#### RECORDS PROVIDED

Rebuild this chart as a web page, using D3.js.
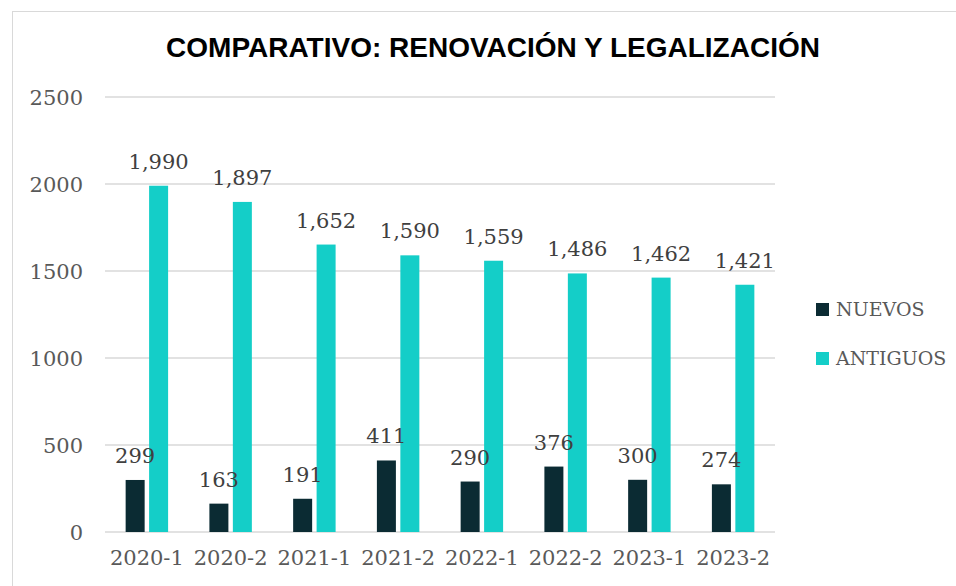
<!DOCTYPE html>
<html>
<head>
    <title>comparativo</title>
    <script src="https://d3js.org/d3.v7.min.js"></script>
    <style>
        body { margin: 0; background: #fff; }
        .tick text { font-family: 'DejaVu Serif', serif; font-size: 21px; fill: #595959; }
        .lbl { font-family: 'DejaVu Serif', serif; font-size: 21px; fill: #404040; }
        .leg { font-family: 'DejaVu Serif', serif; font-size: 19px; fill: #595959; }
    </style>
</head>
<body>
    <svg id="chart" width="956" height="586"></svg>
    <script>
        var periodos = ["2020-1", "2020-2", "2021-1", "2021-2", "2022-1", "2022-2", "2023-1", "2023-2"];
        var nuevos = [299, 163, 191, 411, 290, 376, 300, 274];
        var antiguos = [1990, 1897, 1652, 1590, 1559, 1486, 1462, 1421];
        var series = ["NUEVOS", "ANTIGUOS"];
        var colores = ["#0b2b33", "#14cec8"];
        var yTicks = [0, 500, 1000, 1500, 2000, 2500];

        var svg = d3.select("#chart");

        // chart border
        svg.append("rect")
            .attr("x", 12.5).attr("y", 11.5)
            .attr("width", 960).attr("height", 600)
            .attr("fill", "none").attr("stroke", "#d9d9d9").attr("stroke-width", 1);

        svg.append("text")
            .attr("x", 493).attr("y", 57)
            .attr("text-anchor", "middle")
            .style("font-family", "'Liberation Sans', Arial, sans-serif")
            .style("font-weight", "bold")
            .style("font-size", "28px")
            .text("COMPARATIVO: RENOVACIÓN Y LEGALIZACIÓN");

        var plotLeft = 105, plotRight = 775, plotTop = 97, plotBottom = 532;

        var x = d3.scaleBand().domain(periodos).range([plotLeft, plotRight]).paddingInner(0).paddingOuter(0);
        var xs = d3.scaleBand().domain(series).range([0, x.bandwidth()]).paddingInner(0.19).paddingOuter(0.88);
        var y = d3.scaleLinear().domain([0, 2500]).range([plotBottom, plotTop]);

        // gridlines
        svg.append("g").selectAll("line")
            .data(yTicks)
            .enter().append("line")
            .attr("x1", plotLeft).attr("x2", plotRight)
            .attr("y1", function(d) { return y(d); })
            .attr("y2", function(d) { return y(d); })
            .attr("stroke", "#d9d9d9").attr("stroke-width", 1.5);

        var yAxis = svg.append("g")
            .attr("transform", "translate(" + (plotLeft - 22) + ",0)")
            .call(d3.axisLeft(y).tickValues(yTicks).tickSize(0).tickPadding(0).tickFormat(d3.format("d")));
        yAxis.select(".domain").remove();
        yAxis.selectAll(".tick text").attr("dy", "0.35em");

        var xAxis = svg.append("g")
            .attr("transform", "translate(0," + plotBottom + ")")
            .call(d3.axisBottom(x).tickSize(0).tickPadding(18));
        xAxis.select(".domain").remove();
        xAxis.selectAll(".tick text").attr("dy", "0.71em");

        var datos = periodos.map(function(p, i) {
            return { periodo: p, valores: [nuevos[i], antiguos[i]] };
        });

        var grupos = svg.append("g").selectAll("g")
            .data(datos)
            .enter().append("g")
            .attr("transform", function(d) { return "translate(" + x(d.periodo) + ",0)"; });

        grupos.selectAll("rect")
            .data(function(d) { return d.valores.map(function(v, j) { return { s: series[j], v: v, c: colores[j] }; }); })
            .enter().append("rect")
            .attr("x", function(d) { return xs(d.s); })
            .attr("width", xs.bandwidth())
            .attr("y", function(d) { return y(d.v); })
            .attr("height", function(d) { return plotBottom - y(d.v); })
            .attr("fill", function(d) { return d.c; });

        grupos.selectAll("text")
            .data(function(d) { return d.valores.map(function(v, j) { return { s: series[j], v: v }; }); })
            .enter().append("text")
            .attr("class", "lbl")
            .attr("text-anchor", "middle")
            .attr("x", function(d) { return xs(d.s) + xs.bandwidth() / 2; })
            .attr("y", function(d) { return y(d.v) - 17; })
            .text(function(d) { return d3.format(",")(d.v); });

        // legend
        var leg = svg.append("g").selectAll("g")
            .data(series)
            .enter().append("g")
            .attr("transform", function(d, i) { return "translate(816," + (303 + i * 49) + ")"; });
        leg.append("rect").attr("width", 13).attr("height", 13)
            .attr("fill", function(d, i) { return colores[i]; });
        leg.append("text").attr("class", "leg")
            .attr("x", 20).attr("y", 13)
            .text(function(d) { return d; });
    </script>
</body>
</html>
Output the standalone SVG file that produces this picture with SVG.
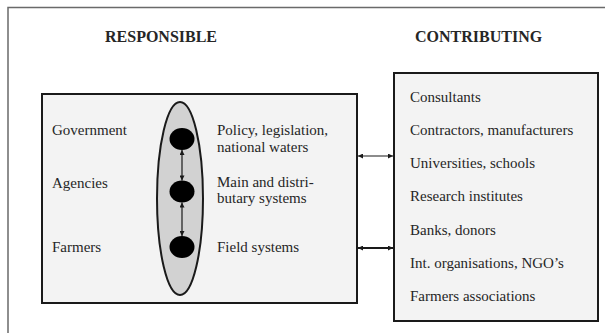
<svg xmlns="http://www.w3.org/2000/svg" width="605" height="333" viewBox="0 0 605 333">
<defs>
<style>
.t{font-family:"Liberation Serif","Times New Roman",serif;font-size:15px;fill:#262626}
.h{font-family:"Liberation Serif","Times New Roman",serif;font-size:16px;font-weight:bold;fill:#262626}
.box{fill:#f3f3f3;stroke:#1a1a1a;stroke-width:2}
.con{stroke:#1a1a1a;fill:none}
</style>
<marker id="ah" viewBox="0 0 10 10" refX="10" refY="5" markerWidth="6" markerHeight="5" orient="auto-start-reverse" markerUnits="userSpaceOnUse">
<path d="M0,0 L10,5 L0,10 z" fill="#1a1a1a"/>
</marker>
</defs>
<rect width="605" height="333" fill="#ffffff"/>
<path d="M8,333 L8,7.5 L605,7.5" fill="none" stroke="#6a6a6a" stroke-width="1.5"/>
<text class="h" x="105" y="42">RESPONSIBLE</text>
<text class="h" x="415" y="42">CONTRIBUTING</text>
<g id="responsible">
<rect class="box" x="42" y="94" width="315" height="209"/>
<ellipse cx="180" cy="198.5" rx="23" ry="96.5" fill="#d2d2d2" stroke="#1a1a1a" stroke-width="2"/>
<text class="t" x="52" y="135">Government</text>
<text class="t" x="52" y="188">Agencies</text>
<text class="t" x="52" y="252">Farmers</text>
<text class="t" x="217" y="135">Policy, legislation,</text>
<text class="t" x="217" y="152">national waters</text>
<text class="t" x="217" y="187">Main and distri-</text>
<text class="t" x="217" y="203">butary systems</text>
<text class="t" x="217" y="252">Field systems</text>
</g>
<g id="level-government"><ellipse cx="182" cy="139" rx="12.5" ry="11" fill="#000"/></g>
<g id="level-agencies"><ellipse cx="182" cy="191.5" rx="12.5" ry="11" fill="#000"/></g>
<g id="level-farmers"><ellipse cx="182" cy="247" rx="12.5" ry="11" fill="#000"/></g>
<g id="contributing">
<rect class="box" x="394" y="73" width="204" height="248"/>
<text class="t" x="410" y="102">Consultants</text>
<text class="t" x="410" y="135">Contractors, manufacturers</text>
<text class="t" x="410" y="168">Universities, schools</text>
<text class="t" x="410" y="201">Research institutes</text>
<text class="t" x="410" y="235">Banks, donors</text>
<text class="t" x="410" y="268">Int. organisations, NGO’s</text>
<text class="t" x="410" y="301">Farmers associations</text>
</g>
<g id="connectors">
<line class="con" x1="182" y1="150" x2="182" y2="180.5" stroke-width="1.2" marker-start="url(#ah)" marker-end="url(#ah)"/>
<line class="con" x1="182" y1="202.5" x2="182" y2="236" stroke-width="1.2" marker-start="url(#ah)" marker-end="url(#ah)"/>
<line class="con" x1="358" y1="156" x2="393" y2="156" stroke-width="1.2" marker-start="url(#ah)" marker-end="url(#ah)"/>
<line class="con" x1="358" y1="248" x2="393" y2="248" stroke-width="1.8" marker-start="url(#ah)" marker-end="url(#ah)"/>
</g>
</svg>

########

• [WHAT THE TASK ASKS]: Write only the number of lines in the data above that include "this".

• [COMPLETE RESPONSE]: 2